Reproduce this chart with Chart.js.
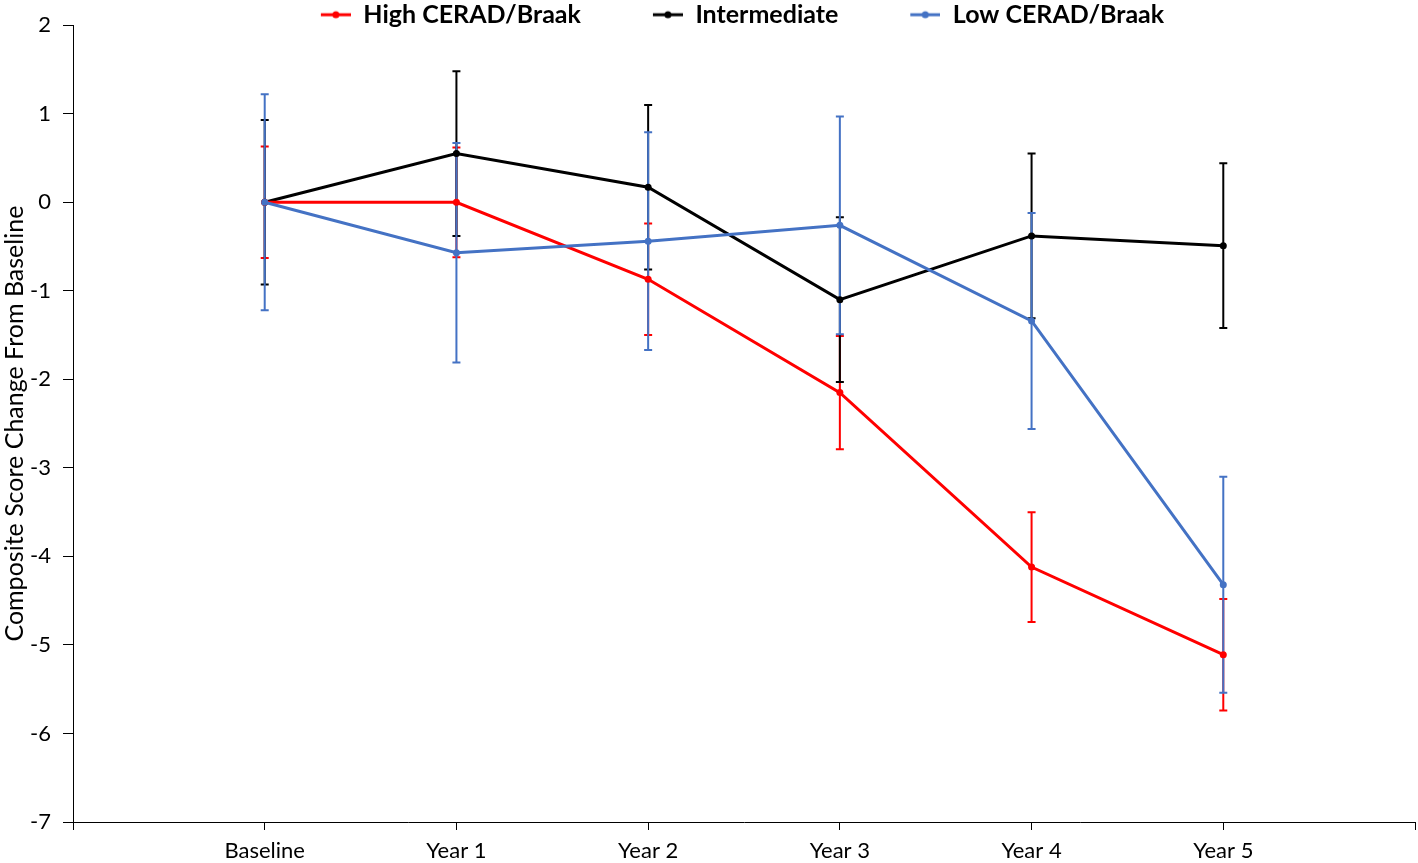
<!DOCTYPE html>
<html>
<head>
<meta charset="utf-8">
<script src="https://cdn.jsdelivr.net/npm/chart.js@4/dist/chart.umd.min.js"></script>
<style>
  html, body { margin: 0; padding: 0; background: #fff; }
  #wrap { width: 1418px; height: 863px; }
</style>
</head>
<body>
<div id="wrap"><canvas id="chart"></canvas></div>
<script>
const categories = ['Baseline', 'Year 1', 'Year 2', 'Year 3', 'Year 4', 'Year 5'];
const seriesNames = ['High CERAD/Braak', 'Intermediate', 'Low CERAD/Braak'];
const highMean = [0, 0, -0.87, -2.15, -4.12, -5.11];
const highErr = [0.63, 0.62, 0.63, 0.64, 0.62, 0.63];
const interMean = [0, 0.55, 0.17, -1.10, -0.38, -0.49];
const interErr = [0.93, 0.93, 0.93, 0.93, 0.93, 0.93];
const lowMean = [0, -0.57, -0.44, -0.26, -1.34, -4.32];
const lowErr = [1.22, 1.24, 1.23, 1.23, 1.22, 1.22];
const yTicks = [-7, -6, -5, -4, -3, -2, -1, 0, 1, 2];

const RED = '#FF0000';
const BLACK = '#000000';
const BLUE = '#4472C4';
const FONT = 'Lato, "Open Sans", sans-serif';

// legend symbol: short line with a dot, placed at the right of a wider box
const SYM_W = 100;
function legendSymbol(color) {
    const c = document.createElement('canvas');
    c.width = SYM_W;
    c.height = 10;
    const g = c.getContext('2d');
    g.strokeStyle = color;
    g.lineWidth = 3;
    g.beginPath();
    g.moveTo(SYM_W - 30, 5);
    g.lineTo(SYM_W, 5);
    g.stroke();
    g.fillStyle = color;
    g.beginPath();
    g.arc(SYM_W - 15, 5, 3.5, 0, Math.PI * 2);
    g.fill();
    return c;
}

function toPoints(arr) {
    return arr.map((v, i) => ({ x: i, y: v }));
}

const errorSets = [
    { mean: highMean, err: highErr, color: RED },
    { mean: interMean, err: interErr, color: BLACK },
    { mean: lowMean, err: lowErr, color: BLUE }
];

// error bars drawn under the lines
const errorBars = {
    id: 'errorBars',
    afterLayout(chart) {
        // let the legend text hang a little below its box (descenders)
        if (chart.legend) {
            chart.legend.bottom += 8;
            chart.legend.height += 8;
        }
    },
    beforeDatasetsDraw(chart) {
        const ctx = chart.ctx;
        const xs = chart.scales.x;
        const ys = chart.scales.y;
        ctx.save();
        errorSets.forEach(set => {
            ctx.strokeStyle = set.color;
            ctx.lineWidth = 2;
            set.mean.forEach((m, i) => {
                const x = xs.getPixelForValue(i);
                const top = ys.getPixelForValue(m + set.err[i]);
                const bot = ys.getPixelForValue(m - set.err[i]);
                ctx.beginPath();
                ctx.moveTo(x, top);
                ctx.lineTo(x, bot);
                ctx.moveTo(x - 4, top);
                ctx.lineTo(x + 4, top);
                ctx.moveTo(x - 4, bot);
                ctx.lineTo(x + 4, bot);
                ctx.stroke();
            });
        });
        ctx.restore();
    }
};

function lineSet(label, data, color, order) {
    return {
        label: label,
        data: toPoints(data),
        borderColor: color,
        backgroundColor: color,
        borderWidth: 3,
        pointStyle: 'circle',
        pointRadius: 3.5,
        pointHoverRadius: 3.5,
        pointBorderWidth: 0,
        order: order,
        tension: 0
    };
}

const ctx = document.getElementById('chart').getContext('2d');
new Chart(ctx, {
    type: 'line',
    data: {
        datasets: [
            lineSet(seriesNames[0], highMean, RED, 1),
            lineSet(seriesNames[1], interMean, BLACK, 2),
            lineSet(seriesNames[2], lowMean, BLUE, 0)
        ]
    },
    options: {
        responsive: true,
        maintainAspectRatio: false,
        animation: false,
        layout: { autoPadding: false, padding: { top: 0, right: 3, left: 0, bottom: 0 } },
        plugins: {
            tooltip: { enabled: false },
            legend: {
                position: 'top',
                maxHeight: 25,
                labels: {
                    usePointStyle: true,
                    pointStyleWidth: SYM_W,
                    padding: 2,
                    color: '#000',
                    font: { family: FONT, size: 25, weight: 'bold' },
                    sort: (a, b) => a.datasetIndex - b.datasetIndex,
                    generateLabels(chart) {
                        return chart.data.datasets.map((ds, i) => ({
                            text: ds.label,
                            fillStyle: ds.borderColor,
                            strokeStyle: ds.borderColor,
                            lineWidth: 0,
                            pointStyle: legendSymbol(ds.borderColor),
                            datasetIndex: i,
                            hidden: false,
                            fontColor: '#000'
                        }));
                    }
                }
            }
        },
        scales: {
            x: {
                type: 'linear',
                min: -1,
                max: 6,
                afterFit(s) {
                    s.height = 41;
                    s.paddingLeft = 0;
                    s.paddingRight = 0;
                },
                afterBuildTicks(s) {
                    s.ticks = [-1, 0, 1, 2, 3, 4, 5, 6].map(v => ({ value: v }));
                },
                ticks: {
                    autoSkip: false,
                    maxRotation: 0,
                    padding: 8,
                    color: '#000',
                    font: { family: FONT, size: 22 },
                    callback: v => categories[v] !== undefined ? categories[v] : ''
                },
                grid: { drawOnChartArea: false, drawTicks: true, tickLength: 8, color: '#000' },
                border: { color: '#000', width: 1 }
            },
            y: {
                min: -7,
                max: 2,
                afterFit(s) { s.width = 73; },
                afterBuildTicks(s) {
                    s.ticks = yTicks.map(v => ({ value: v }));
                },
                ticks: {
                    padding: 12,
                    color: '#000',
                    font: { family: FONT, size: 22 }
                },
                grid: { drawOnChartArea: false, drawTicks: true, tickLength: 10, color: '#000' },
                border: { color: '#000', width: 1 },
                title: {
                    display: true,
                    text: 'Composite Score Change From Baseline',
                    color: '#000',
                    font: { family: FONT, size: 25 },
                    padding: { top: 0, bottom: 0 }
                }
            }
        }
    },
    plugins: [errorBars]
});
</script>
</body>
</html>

— Given exercise —
Copy out all the data without changing anything, and drop the pictures.

— Answer to the task —
Reproduce this chart with Chart.js.
<!DOCTYPE html>
<html>
<head>
<meta charset="utf-8">
<script src="https://cdn.jsdelivr.net/npm/chart.js@4/dist/chart.umd.min.js"></script>
<style>
  html, body { margin: 0; padding: 0; background: #fff; }
  #wrap { width: 1418px; height: 863px; }
</style>
</head>
<body>
<div id="wrap"><canvas id="chart"></canvas></div>
<script>
const categories = ['Baseline', 'Year 1', 'Year 2', 'Year 3', 'Year 4', 'Year 5'];
const seriesNames = ['High CERAD/Braak', 'Intermediate', 'Low CERAD/Braak'];
const highMean = [0, 0, -0.87, -2.15, -4.12, -5.11];
const highErr = [0.63, 0.62, 0.63, 0.64, 0.62, 0.63];
const interMean = [0, 0.55, 0.17, -1.10, -0.38, -0.49];
const interErr = [0.93, 0.93, 0.93, 0.93, 0.93, 0.93];
const lowMean = [0, -0.57, -0.44, -0.26, -1.34, -4.32];
const lowErr = [1.22, 1.24, 1.23, 1.23, 1.22, 1.22];
const yTicks = [-7, -6, -5, -4, -3, -2, -1, 0, 1, 2];

const RED = '#FF0000';
const BLACK = '#000000';
const BLUE = '#4472C4';
const FONT = 'Lato, "Open Sans", sans-serif';

// legend symbol: short line with a dot, placed at the right of a wider box
const SYM_W = 100;
function legendSymbol(color) {
    const c = document.createElement('canvas');
    c.width = SYM_W;
    c.height = 10;
    const g = c.getContext('2d');
    g.strokeStyle = color;
    g.lineWidth = 3;
    g.beginPath();
    g.moveTo(SYM_W - 30, 5);
    g.lineTo(SYM_W, 5);
    g.stroke();
    g.fillStyle = color;
    g.beginPath();
    g.arc(SYM_W - 15, 5, 3.5, 0, Math.PI * 2);
    g.fill();
    return c;
}

function toPoints(arr) {
    return arr.map((v, i) => ({ x: i, y: v }));
}

const errorSets = [
    { mean: highMean, err: highErr, color: RED },
    { mean: interMean, err: interErr, color: BLACK },
    { mean: lowMean, err: lowErr, color: BLUE }
];

// error bars drawn under the lines
const errorBars = {
    id: 'errorBars',
    afterLayout(chart) {
        // let the legend text hang a little below its box (descenders)
        if (chart.legend) {
            chart.legend.bottom += 8;
            chart.legend.height += 8;
        }
    },
    beforeDatasetsDraw(chart) {
        const ctx = chart.ctx;
        const xs = chart.scales.x;
        const ys = chart.scales.y;
        ctx.save();
        errorSets.forEach(set => {
            ctx.strokeStyle = set.color;
            ctx.lineWidth = 2;
            set.mean.forEach((m, i) => {
                const x = xs.getPixelForValue(i);
                const top = ys.getPixelForValue(m + set.err[i]);
                const bot = ys.getPixelForValue(m - set.err[i]);
                ctx.beginPath();
                ctx.moveTo(x, top);
                ctx.lineTo(x, bot);
                ctx.moveTo(x - 4, top);
                ctx.lineTo(x + 4, top);
                ctx.moveTo(x - 4, bot);
                ctx.lineTo(x + 4, bot);
                ctx.stroke();
            });
        });
        ctx.restore();
    }
};

function lineSet(label, data, color, order) {
    return {
        label: label,
        data: toPoints(data),
        borderColor: color,
        backgroundColor: color,
        borderWidth: 3,
        pointStyle: 'circle',
        pointRadius: 3.5,
        pointHoverRadius: 3.5,
        pointBorderWidth: 0,
        order: order,
        tension: 0
    };
}

const ctx = document.getElementById('chart').getContext('2d');
new Chart(ctx, {
    type: 'line',
    data: {
        datasets: [
            lineSet(seriesNames[0], highMean, RED, 1),
            lineSet(seriesNames[1], interMean, BLACK, 2),
            lineSet(seriesNames[2], lowMean, BLUE, 0)
        ]
    },
    options: {
        responsive: true,
        maintainAspectRatio: false,
        animation: false,
        layout: { autoPadding: false, padding: { top: 0, right: 3, left: 0, bottom: 0 } },
        plugins: {
            tooltip: { enabled: false },
            legend: {
                position: 'top',
                maxHeight: 25,
                labels: {
                    usePointStyle: true,
                    pointStyleWidth: SYM_W,
                    padding: 2,
                    color: '#000',
                    font: { family: FONT, size: 25, weight: 'bold' },
                    sort: (a, b) => a.datasetIndex - b.datasetIndex,
                    generateLabels(chart) {
                        return chart.data.datasets.map((ds, i) => ({
                            text: ds.label,
                            fillStyle: ds.borderColor,
                            strokeStyle: ds.borderColor,
                            lineWidth: 0,
                            pointStyle: legendSymbol(ds.borderColor),
                            datasetIndex: i,
                            hidden: false,
                            fontColor: '#000'
                        }));
                    }
                }
            }
        },
        scales: {
            x: {
                type: 'linear',
                min: -1,
                max: 6,
                afterFit(s) {
                    s.height = 41;
                    s.paddingLeft = 0;
                    s.paddingRight = 0;
                },
                afterBuildTicks(s) {
                    s.ticks = [-1, 0, 1, 2, 3, 4, 5, 6].map(v => ({ value: v }));
                },
                ticks: {
                    autoSkip: false,
                    maxRotation: 0,
                    padding: 8,
                    color: '#000',
                    font: { family: FONT, size: 22 },
                    callback: v => categories[v] !== undefined ? categories[v] : ''
                },
                grid: { drawOnChartArea: false, drawTicks: true, tickLength: 8, color: '#000' },
                border: { color: '#000', width: 1 }
            },
            y: {
                min: -7,
                max: 2,
                afterFit(s) { s.width = 73; },
                afterBuildTicks(s) {
                    s.ticks = yTicks.map(v => ({ value: v }));
                },
                ticks: {
                    padding: 12,
                    color: '#000',
                    font: { family: FONT, size: 22 }
                },
                grid: { drawOnChartArea: false, drawTicks: true, tickLength: 10, color: '#000' },
                border: { color: '#000', width: 1 },
                title: {
                    display: true,
                    text: 'Composite Score Change From Baseline',
                    color: '#000',
                    font: { family: FONT, size: 25 },
                    padding: { top: 0, bottom: 0 }
                }
            }
        }
    },
    plugins: [errorBars]
});
</script>
</body>
</html>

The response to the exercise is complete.